A woman walks along a street after floodwaters receded following the collapse of the Nova Kakhovka dam in the course of Russia-Ukraine conflict, in the town of Hola Prystan in the Kherson region, Russian-controlled Ukraine, June 16, 2023. REUTERS/Alexander Ermochenko
The death toll from flooding caused by the failure of the Kakhovka dam has grown to 16 in Ukraine, according to Kyiv officials, while 29 people have died in Russian-controlled territory.
The June 6 breach of the Kakhovka Dam released floodwaters across a broad swath of territory in southern Ukraine and Russia-occupied portions of Ukraine, destroying crops and cutting off supplies to residents.
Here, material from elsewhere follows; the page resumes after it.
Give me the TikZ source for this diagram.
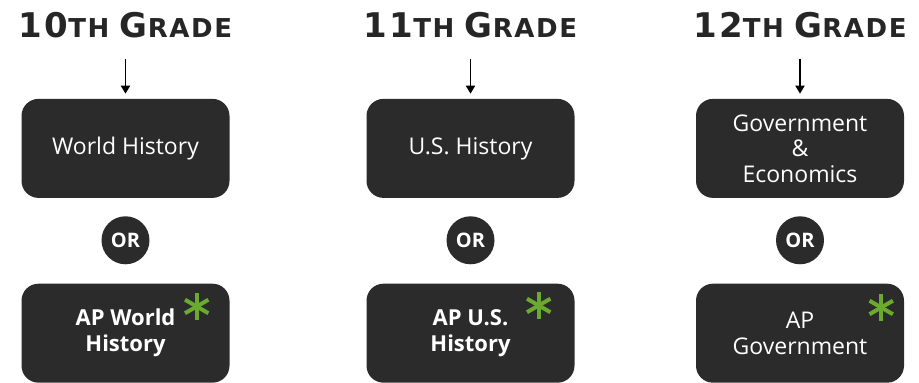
\documentclass[tikz,border=0pt]{standalone}
\usepackage{fontspec}
\setsansfont{Open Sans}
\newfontfamily\titlefont[LetterSpace=6]{DejaVu Sans}
\usetikzlibrary{positioning,arrows.meta}
\definecolor{boxgray}{HTML}{2B2B2B}
\definecolor{stargreen}{HTML}{6AAA2E}
\newcommand{\gradename}[1]{{\fontsize{34}{34}\selectfont #1}{\fontsize{26}{26}\selectfont TH }{\fontsize{34}{34}\selectfont G}{\fontsize{26}{26}\selectfont RADE}}
\tikzset{
course/.style={rounded corners=17pt, fill=boxgray, text=white, minimum width=208pt, minimum height=99pt, align=center, font=\sffamily\fontsize{23}{25.5}\selectfont},
apcourse/.style={course, font=\sffamily\bfseries\fontsize{22}{26}\selectfont},
ornode/.style={circle, fill=boxgray, text=white, minimum size=48pt, inner sep=0pt, font=\sffamily\bfseries\fontsize{20}{20}\selectfont},
gradetitle/.style={inner sep=0pt, anchor=base, text=black!85, font=\titlefont\bfseries},
down/.style={line width=1.8pt, -{Triangle[width=9pt,length=8pt]}, shorten <=20pt, shorten >=5pt},
apstar/.style={stargreen, line width=4pt}
}
\begin{document}
\begin{tikzpicture}[x=1pt,y=1pt]
\useasboundingbox (0,0) rectangle (919,383);
%Titles
\node[gradetitle] (tenth)    at (125.5,345) {\gradename{10}};
\node[gradetitle] (eleventh) at (470.5,345) {\gradename{11}};
\node[gradetitle] (twelfth)  at (800,345)   {\gradename{12}};
%Courses
\node[course]   (world)   [below=60pt of tenth]    {World History};
\node[ornode]   (orten)   [below=18pt of world]    {OR};
\node[apcourse] (apworld) [below=19pt of orten]    {AP World\\History};

\node[course]   (us)      [below=60pt of eleventh] {U.S. History};
\node[ornode]   (oreleven)[below=18pt of us]       {OR};
\node[apcourse] (apus)    [below=19pt of oreleven] {AP U.S.\\History};

\node[course]   (gov)     [below=60pt of twelfth]  {Government\\\&\\Economics};
\node[ornode]   (ortwelve)[below=18pt of gov]      {OR};
\node[course]   (apgov)   [below=19pt of ortwelve] {AP\\Government};
%Arrows
\draw[down] (tenth) -- (world);
\draw[down] (eleventh) -- (us);
\draw[down] (twelfth) -- (gov);
%Stars
\coordinate (starworld) at ([xshift=-33pt,yshift=-23pt]apworld.north east);
\coordinate (starus)    at ([xshift=-36pt,yshift=-22pt]apus.north east);
\coordinate (stargov)   at ([xshift=-23pt,yshift=-24pt]apgov.north east);
\foreach \s in {starworld,starus,stargov}
  \foreach \a in {90,30,150}
    \draw[apstar,shift={(\s)}] (\a:13.5) -- (\a+180:13.5);
\end{tikzpicture}
\end{document}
More than 3,600 people have been evacuated from the flooded areas in the Kherson and Mykolaiv regions, while 31 people were still missing and some 1,300 houses remained flooded, Ukraine’s interior ministry said on its Telegram channel late on Saturday.
Andrei Alekseyenko, chairman of the Russian-installed administration in the Moscow-occupied parts of the Kherson region, said on the Telegram messaging app the death toll had risen to 29 people.
Ukraine accuses Russia of blowing up the Soviet-era dam, under Russian control since early days of its invasion in 2022.
A team of international legal experts assisting Ukraine’s prosecutors in their investigation said in preliminary findings on Friday it was “highly likely” the collapse in Ukraine’s Kherson region was caused by explosives planted by Russians.
The Kremlin accuses Kyiv of sabotaging the hydroelectric dam, which held a reservoir the size of the U.S. Great Salt Lake, to cut off a key source of water for Crimea and distract attention from a “faltering” counter-offensive against Russian forces.